**Provided data:**
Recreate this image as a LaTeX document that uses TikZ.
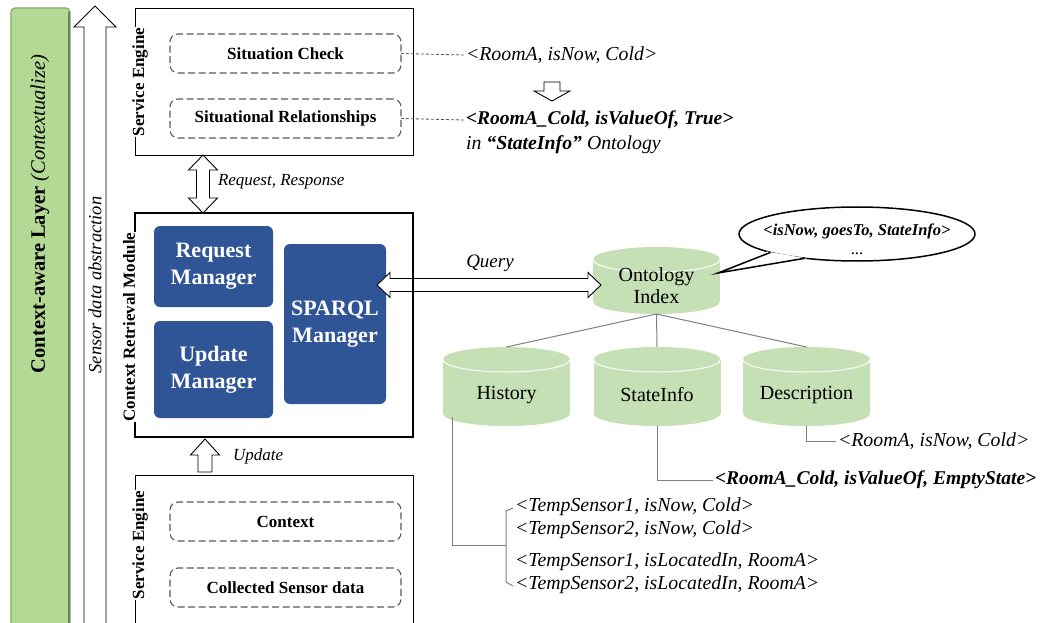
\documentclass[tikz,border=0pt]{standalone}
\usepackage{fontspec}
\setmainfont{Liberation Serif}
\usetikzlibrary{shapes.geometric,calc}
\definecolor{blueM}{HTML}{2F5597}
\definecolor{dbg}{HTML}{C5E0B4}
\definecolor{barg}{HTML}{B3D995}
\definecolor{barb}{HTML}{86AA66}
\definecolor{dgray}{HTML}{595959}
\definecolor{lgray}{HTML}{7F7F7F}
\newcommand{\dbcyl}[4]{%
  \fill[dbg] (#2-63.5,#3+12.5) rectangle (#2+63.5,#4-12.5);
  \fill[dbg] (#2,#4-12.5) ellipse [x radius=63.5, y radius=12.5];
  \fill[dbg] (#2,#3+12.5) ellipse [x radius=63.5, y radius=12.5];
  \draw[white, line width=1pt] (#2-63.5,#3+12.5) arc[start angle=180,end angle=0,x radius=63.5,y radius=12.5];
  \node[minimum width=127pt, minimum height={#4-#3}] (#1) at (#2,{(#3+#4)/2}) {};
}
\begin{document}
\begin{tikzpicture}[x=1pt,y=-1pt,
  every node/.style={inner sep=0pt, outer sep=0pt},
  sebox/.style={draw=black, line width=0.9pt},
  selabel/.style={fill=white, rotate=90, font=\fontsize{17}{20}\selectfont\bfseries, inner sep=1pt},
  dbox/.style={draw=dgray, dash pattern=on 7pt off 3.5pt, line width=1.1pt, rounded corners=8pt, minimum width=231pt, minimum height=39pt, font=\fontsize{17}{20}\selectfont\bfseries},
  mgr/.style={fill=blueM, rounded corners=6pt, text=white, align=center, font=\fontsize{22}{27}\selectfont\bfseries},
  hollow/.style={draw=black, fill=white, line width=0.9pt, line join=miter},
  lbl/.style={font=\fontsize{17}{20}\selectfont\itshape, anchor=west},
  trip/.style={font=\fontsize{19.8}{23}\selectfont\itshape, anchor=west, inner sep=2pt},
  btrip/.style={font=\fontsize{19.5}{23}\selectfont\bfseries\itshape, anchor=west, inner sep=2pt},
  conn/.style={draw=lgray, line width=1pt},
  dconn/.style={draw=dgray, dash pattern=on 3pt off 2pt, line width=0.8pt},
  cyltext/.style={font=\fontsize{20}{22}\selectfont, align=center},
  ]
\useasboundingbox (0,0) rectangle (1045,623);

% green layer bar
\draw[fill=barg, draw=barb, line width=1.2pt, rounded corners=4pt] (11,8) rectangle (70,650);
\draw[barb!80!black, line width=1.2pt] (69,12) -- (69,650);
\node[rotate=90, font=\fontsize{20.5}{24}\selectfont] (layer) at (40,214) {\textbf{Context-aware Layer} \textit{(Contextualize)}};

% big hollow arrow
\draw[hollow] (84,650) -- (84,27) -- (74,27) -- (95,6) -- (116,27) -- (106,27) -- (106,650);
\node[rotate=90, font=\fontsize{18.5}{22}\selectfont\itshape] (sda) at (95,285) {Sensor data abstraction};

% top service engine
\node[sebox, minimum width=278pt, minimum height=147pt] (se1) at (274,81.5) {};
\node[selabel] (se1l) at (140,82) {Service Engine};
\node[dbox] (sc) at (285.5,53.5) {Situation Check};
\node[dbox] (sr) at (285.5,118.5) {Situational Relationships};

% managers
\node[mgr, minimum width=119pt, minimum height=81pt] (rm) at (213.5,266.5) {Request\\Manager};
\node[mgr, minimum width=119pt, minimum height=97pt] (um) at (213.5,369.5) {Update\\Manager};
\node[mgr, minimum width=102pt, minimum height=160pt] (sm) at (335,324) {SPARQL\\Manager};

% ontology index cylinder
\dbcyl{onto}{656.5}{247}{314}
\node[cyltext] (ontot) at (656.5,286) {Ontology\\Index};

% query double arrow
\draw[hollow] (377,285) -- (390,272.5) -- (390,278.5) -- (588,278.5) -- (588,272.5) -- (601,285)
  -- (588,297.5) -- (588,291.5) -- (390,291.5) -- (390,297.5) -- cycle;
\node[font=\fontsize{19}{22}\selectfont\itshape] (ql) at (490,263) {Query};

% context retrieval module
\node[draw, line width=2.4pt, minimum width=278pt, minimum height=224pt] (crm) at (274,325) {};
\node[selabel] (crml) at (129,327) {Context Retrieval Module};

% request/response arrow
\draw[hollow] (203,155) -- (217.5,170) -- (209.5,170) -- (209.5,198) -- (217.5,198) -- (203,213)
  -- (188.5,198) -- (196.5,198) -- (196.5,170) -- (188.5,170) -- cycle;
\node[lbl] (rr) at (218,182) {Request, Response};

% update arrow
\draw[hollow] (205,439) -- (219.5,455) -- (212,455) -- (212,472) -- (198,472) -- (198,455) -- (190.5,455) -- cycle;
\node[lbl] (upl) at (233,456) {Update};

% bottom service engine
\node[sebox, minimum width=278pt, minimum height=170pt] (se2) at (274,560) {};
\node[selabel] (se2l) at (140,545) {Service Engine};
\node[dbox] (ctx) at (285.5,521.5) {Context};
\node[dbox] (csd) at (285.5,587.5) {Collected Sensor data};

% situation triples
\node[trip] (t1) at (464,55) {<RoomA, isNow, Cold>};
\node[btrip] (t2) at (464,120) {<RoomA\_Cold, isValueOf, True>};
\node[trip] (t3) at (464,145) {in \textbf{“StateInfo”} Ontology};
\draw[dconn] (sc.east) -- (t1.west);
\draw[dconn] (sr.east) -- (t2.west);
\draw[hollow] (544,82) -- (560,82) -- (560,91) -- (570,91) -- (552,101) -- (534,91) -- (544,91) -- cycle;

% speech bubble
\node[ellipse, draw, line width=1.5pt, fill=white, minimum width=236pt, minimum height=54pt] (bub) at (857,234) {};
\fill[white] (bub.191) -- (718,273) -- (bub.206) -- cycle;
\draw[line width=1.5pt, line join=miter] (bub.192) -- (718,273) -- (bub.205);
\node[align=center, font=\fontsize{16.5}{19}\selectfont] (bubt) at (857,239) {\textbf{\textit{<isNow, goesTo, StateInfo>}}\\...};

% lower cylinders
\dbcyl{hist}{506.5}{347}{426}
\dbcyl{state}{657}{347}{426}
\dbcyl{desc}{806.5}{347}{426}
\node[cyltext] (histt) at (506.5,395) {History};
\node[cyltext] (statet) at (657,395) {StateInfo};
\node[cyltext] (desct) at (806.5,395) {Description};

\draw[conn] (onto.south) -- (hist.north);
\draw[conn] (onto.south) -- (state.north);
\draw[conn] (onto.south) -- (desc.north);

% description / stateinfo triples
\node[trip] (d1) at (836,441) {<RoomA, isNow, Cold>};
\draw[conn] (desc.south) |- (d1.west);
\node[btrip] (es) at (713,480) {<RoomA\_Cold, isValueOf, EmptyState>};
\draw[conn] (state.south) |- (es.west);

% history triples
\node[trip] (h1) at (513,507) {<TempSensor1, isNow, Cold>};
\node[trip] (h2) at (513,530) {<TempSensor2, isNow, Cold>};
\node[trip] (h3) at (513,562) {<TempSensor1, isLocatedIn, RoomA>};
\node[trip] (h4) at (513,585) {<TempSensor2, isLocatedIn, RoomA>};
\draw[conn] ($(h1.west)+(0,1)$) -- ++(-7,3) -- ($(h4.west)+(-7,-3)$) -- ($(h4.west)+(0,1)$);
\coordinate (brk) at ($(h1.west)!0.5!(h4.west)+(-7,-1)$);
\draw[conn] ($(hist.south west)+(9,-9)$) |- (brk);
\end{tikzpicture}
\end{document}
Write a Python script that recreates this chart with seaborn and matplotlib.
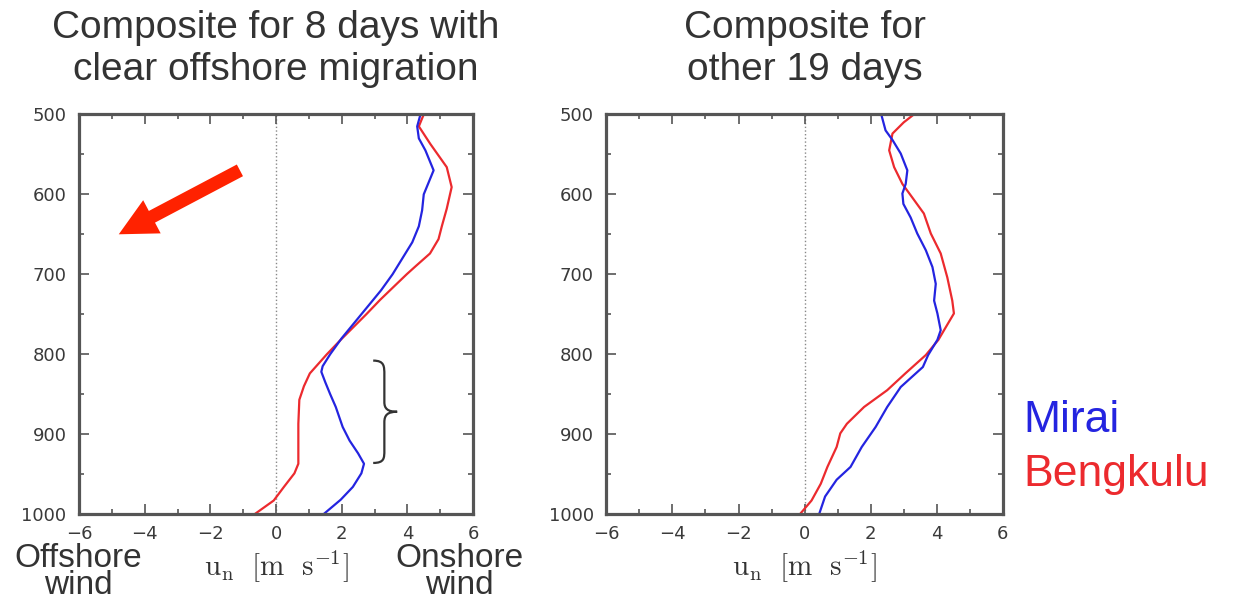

**Aim of the exercise:**
Set down the lines of the records above exactly, apart from the pictures.

**The response:**
Recreate this image as a LaTeX document that uses TikZ.
\documentclass[tikz,border=0pt]{standalone}
\usepackage{fontspec}
\setmainfont{Liberation Serif}
\usetikzlibrary{shapes.geometric,calc}
\definecolor{blueM}{HTML}{2F5597}
\definecolor{dbg}{HTML}{C5E0B4}
\definecolor{barg}{HTML}{B3D995}
\definecolor{barb}{HTML}{86AA66}
\definecolor{dgray}{HTML}{595959}
\definecolor{lgray}{HTML}{7F7F7F}
\newcommand{\dbcyl}[4]{%
  \fill[dbg] (#2-63.5,#3+12.5) rectangle (#2+63.5,#4-12.5);
  \fill[dbg] (#2,#4-12.5) ellipse [x radius=63.5, y radius=12.5];
  \fill[dbg] (#2,#3+12.5) ellipse [x radius=63.5, y radius=12.5];
  \draw[white, line width=1pt] (#2-63.5,#3+12.5) arc[start angle=180,end angle=0,x radius=63.5,y radius=12.5];
  \node[minimum width=127pt, minimum height={#4-#3}] (#1) at (#2,{(#3+#4)/2}) {};
}
\begin{document}
\begin{tikzpicture}[x=1pt,y=-1pt,
  every node/.style={inner sep=0pt, outer sep=0pt},
  sebox/.style={draw=black, line width=0.9pt},
  selabel/.style={fill=white, rotate=90, font=\fontsize{17}{20}\selectfont\bfseries, inner sep=1pt},
  dbox/.style={draw=dgray, dash pattern=on 7pt off 3.5pt, line width=1.1pt, rounded corners=8pt, minimum width=231pt, minimum height=39pt, font=\fontsize{17}{20}\selectfont\bfseries},
  mgr/.style={fill=blueM, rounded corners=6pt, text=white, align=center, font=\fontsize{22}{27}\selectfont\bfseries},
  hollow/.style={draw=black, fill=white, line width=0.9pt, line join=miter},
  lbl/.style={font=\fontsize{17}{20}\selectfont\itshape, anchor=west},
  trip/.style={font=\fontsize{19.8}{23}\selectfont\itshape, anchor=west, inner sep=2pt},
  btrip/.style={font=\fontsize{19.5}{23}\selectfont\bfseries\itshape, anchor=west, inner sep=2pt},
  conn/.style={draw=lgray, line width=1pt},
  dconn/.style={draw=dgray, dash pattern=on 3pt off 2pt, line width=0.8pt},
  cyltext/.style={font=\fontsize{20}{22}\selectfont, align=center},
  ]
\useasboundingbox (0,0) rectangle (1045,623);

% green layer bar
\draw[fill=barg, draw=barb, line width=1.2pt, rounded corners=4pt] (11,8) rectangle (70,650);
\draw[barb!80!black, line width=1.2pt] (69,12) -- (69,650);
\node[rotate=90, font=\fontsize{20.5}{24}\selectfont] (layer) at (40,214) {\textbf{Context-aware Layer} \textit{(Contextualize)}};

% big hollow arrow
\draw[hollow] (84,650) -- (84,27) -- (74,27) -- (95,6) -- (116,27) -- (106,27) -- (106,650);
\node[rotate=90, font=\fontsize{18.5}{22}\selectfont\itshape] (sda) at (95,285) {Sensor data abstraction};

% top service engine
\node[sebox, minimum width=278pt, minimum height=147pt] (se1) at (274,81.5) {};
\node[selabel] (se1l) at (140,82) {Service Engine};
\node[dbox] (sc) at (285.5,53.5) {Situation Check};
\node[dbox] (sr) at (285.5,118.5) {Situational Relationships};

% managers
\node[mgr, minimum width=119pt, minimum height=81pt] (rm) at (213.5,266.5) {Request\\Manager};
\node[mgr, minimum width=119pt, minimum height=97pt] (um) at (213.5,369.5) {Update\\Manager};
\node[mgr, minimum width=102pt, minimum height=160pt] (sm) at (335,324) {SPARQL\\Manager};

% ontology index cylinder
\dbcyl{onto}{656.5}{247}{314}
\node[cyltext] (ontot) at (656.5,286) {Ontology\\Index};

% query double arrow
\draw[hollow] (377,285) -- (390,272.5) -- (390,278.5) -- (588,278.5) -- (588,272.5) -- (601,285)
  -- (588,297.5) -- (588,291.5) -- (390,291.5) -- (390,297.5) -- cycle;
\node[font=\fontsize{19}{22}\selectfont\itshape] (ql) at (490,263) {Query};

% context retrieval module
\node[draw, line width=2.4pt, minimum width=278pt, minimum height=224pt] (crm) at (274,325) {};
\node[selabel] (crml) at (129,327) {Context Retrieval Module};

% request/response arrow
\draw[hollow] (203,155) -- (217.5,170) -- (209.5,170) -- (209.5,198) -- (217.5,198) -- (203,213)
  -- (188.5,198) -- (196.5,198) -- (196.5,170) -- (188.5,170) -- cycle;
\node[lbl] (rr) at (218,182) {Request, Response};

% update arrow
\draw[hollow] (205,439) -- (219.5,455) -- (212,455) -- (212,472) -- (198,472) -- (198,455) -- (190.5,455) -- cycle;
\node[lbl] (upl) at (233,456) {Update};

% bottom service engine
\node[sebox, minimum width=278pt, minimum height=170pt] (se2) at (274,560) {};
\node[selabel] (se2l) at (140,545) {Service Engine};
\node[dbox] (ctx) at (285.5,521.5) {Context};
\node[dbox] (csd) at (285.5,587.5) {Collected Sensor data};

% situation triples
\node[trip] (t1) at (464,55) {<RoomA, isNow, Cold>};
\node[btrip] (t2) at (464,120) {<RoomA\_Cold, isValueOf, True>};
\node[trip] (t3) at (464,145) {in \textbf{“StateInfo”} Ontology};
\draw[dconn] (sc.east) -- (t1.west);
\draw[dconn] (sr.east) -- (t2.west);
\draw[hollow] (544,82) -- (560,82) -- (560,91) -- (570,91) -- (552,101) -- (534,91) -- (544,91) -- cycle;

% speech bubble
\node[ellipse, draw, line width=1.5pt, fill=white, minimum width=236pt, minimum height=54pt] (bub) at (857,234) {};
\fill[white] (bub.191) -- (718,273) -- (bub.206) -- cycle;
\draw[line width=1.5pt, line join=miter] (bub.192) -- (718,273) -- (bub.205);
\node[align=center, font=\fontsize{16.5}{19}\selectfont] (bubt) at (857,239) {\textbf{\textit{<isNow, goesTo, StateInfo>}}\\...};

% lower cylinders
\dbcyl{hist}{506.5}{347}{426}
\dbcyl{state}{657}{347}{426}
\dbcyl{desc}{806.5}{347}{426}
\node[cyltext] (histt) at (506.5,395) {History};
\node[cyltext] (statet) at (657,395) {StateInfo};
\node[cyltext] (desct) at (806.5,395) {Description};

\draw[conn] (onto.south) -- (hist.north);
\draw[conn] (onto.south) -- (state.north);
\draw[conn] (onto.south) -- (desc.north);

% description / stateinfo triples
\node[trip] (d1) at (836,441) {<RoomA, isNow, Cold>};
\draw[conn] (desc.south) |- (d1.west);
\node[btrip] (es) at (713,480) {<RoomA\_Cold, isValueOf, EmptyState>};
\draw[conn] (state.south) |- (es.west);

% history triples
\node[trip] (h1) at (513,507) {<TempSensor1, isNow, Cold>};
\node[trip] (h2) at (513,530) {<TempSensor2, isNow, Cold>};
\node[trip] (h3) at (513,562) {<TempSensor1, isLocatedIn, RoomA>};
\node[trip] (h4) at (513,585) {<TempSensor2, isLocatedIn, RoomA>};
\draw[conn] ($(h1.west)+(0,1)$) -- ++(-7,3) -- ($(h4.west)+(-7,-3)$) -- ($(h4.west)+(0,1)$);
\coordinate (brk) at ($(h1.west)!0.5!(h4.west)+(-7,-1)$);
\draw[conn] ($(hist.south west)+(9,-9)$) |- (brk);
\end{tikzpicture}
\end{document}
Write a Python script that recreates this chart with seaborn and matplotlib.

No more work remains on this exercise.